-- YOUR GOAL --
Only the pictures are to be left out; set down the rest of the records exactly.
========================================================================
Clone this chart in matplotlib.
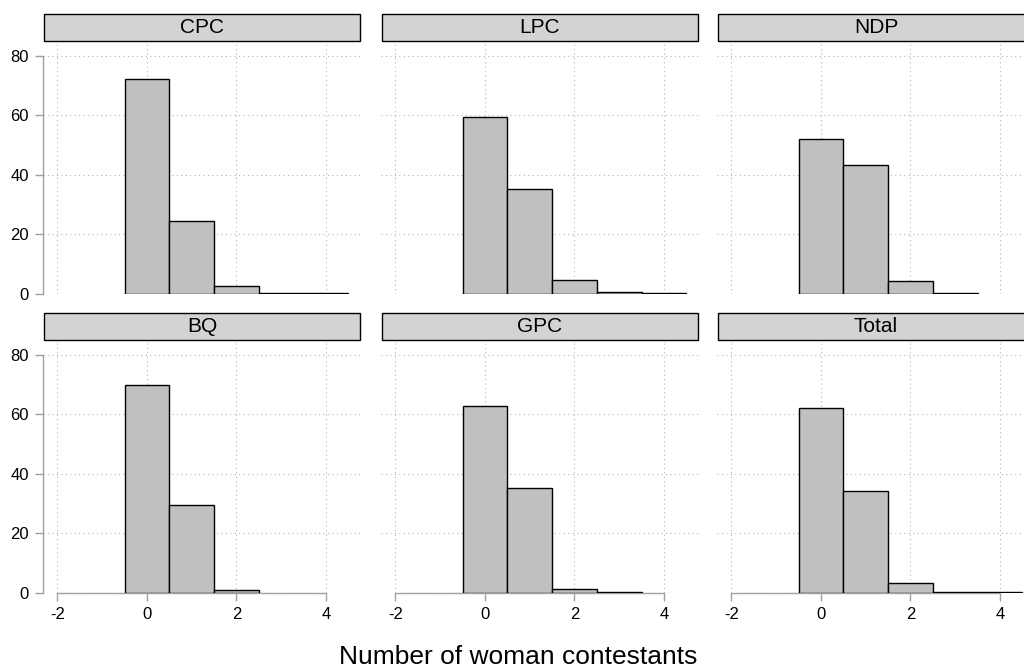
import numpy as np
import matplotlib
matplotlib.use("Agg")
import matplotlib.pyplot as plt
from matplotlib.patches import Rectangle

plt.rcParams['font.family'] = ['Liberation Sans', 'DejaVu Sans']

# share of candidates (%) by number of woman contestants
parties = ['CPC', 'LPC', 'NDP', 'BQ', 'GPC', 'Total']
counts = [0, 1, 2, 3, 4]
cpc = [72.4, 24.6, 2.7, 0.2, 0.2]
lpc = [59.5, 35.3, 4.7, 0.6, 0.2]
ndp = [52.1, 43.3, 4.4, 0.3, 0.0]
bq = [69.8, 29.5, 1.1, 0.0, 0.0]
gpc = [62.9, 35.4, 1.4, 0.3, 0.0]
total = [62.2, 34.4, 3.4, 0.4, 0.2]
series = [cpc, lpc, ndp, bq, gpc, total]

xticks = [-2, 0, 2, 4]
yticks = [0, 20, 40, 60, 80]

W, H = 1024, 671
fig = plt.figure(figsize=(W / 100, H / 100), dpi=100)

col_left = [43, 381, 717]
ax_w = 318
row_top = [42, 341]
ax_h = 252
strip_h = 29
grey = '#a0a0a0'

for i, (name, vals) in enumerate(zip(parties, series)):
    r, c = divmod(i, 3)
    left = col_left[c] / W
    bottom = (H - row_top[r] - ax_h) / H
    ax = fig.add_axes([left, bottom, ax_w / W, ax_h / H])
    ax.set_xlim(-2.32, 4.78)
    ax.set_ylim(0, 84.7)
    vals = np.array(vals)
    keep = vals > 0
    ax.bar(np.array(counts)[keep], vals[keep], width=1.0, color='#c0c0c0',
           edgecolor='black', linewidth=1.0, zorder=3)
    ax.set_xticks(xticks)
    ax.set_yticks(yticks)
    ax.grid(True, linestyle=(0, (1, 3)), color='#b4b4b4', linewidth=0.8, zorder=0)
    for s in ['top', 'right']:
        ax.spines[s].set_visible(False)
    ax.spines['left'].set_bounds(0, 80)
    ax.spines['bottom'].set_bounds(-2, 4)
    for s in ['left', 'bottom']:
        ax.spines[s].set_color(grey)
        ax.spines[s].set_linewidth(1.0)
    ax.tick_params(colors=grey, labelcolor='black', labelsize=12, length=6,
                   width=1.0, pad=4)
    if c != 0:
        ax.spines['left'].set_visible(False)
        ax.tick_params(axis='y', left=False, labelleft=False)
    if r == 0:
        ax.spines['bottom'].set_visible(False)
        ax.tick_params(axis='x', bottom=False, labelbottom=False)
    ax.set_xticklabels([str(t) for t in xticks])

    # panel header
    sax = fig.add_axes([left, (H - row_top[r]) / H, ax_w / W, strip_h / H])
    sax.set_xlim(0, 1)
    sax.set_ylim(0, 1)
    sax.axis('off')
    sax.add_patch(Rectangle((0.002, 0.03), 0.996, 0.94, facecolor='#d3d3d3',
                            edgecolor='black', linewidth=1.0,
                            transform=sax.transAxes, clip_on=False))
    sax.text(0.5, 0.5, name, ha='center', va='center', fontsize=15)

fig.text(518 / W, 1 - 657 / H, 'Number of woman contestants', ha='center', va='center',
         fontsize=19)

fig.savefig('out.png', dpi=100)
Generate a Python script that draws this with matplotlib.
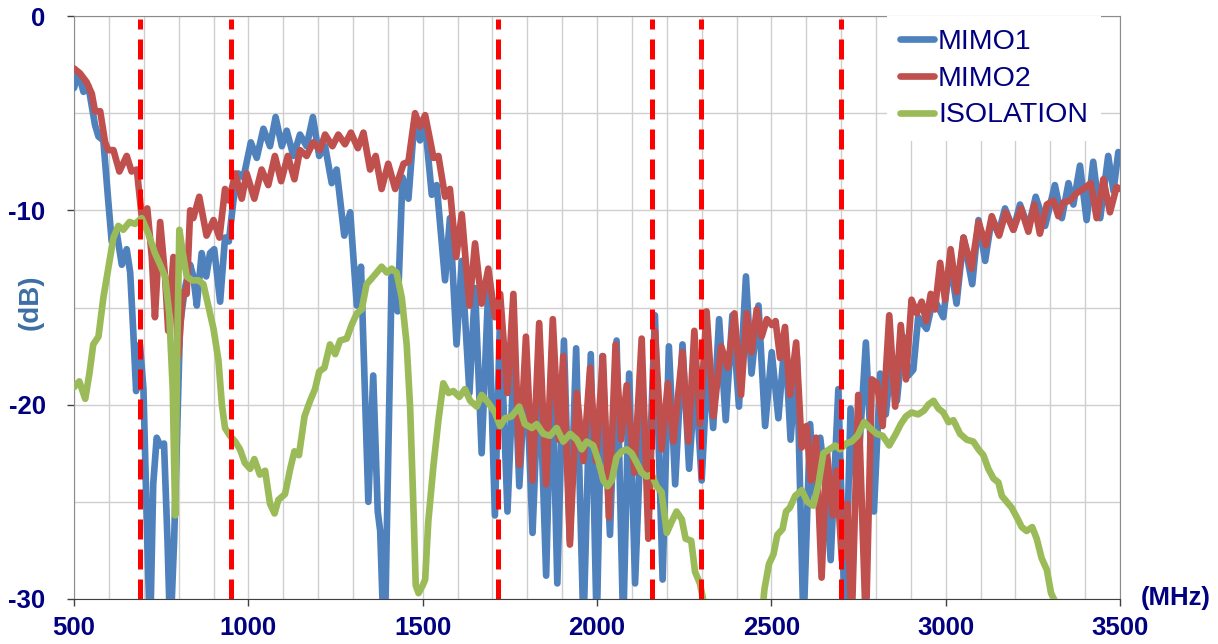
========================================================================
-- RESULT FOR THIS EXERCISE --
Clone this chart in matplotlib.
import numpy as np
import matplotlib
matplotlib.use("Agg")
import matplotlib.pyplot as plt
from matplotlib.patches import Rectangle

plt.rcParams['font.family'] = ['Liberation Sans', 'DejaVu Sans']

# share of candidates (%) by number of woman contestants
parties = ['CPC', 'LPC', 'NDP', 'BQ', 'GPC', 'Total']
counts = [0, 1, 2, 3, 4]
cpc = [72.4, 24.6, 2.7, 0.2, 0.2]
lpc = [59.5, 35.3, 4.7, 0.6, 0.2]
ndp = [52.1, 43.3, 4.4, 0.3, 0.0]
bq = [69.8, 29.5, 1.1, 0.0, 0.0]
gpc = [62.9, 35.4, 1.4, 0.3, 0.0]
total = [62.2, 34.4, 3.4, 0.4, 0.2]
series = [cpc, lpc, ndp, bq, gpc, total]

xticks = [-2, 0, 2, 4]
yticks = [0, 20, 40, 60, 80]

W, H = 1024, 671
fig = plt.figure(figsize=(W / 100, H / 100), dpi=100)

col_left = [43, 381, 717]
ax_w = 318
row_top = [42, 341]
ax_h = 252
strip_h = 29
grey = '#a0a0a0'

for i, (name, vals) in enumerate(zip(parties, series)):
    r, c = divmod(i, 3)
    left = col_left[c] / W
    bottom = (H - row_top[r] - ax_h) / H
    ax = fig.add_axes([left, bottom, ax_w / W, ax_h / H])
    ax.set_xlim(-2.32, 4.78)
    ax.set_ylim(0, 84.7)
    vals = np.array(vals)
    keep = vals > 0
    ax.bar(np.array(counts)[keep], vals[keep], width=1.0, color='#c0c0c0',
           edgecolor='black', linewidth=1.0, zorder=3)
    ax.set_xticks(xticks)
    ax.set_yticks(yticks)
    ax.grid(True, linestyle=(0, (1, 3)), color='#b4b4b4', linewidth=0.8, zorder=0)
    for s in ['top', 'right']:
        ax.spines[s].set_visible(False)
    ax.spines['left'].set_bounds(0, 80)
    ax.spines['bottom'].set_bounds(-2, 4)
    for s in ['left', 'bottom']:
        ax.spines[s].set_color(grey)
        ax.spines[s].set_linewidth(1.0)
    ax.tick_params(colors=grey, labelcolor='black', labelsize=12, length=6,
                   width=1.0, pad=4)
    if c != 0:
        ax.spines['left'].set_visible(False)
        ax.tick_params(axis='y', left=False, labelleft=False)
    if r == 0:
        ax.spines['bottom'].set_visible(False)
        ax.tick_params(axis='x', bottom=False, labelbottom=False)
    ax.set_xticklabels([str(t) for t in xticks])

    # panel header
    sax = fig.add_axes([left, (H - row_top[r]) / H, ax_w / W, strip_h / H])
    sax.set_xlim(0, 1)
    sax.set_ylim(0, 1)
    sax.axis('off')
    sax.add_patch(Rectangle((0.002, 0.03), 0.996, 0.94, facecolor='#d3d3d3',
                            edgecolor='black', linewidth=1.0,
                            transform=sax.transAxes, clip_on=False))
    sax.text(0.5, 0.5, name, ha='center', va='center', fontsize=15)

fig.text(518 / W, 1 - 657 / H, 'Number of woman contestants', ha='center', va='center',
         fontsize=19)

fig.savefig('out.png', dpi=100)
Generate a Python script that draws this with matplotlib.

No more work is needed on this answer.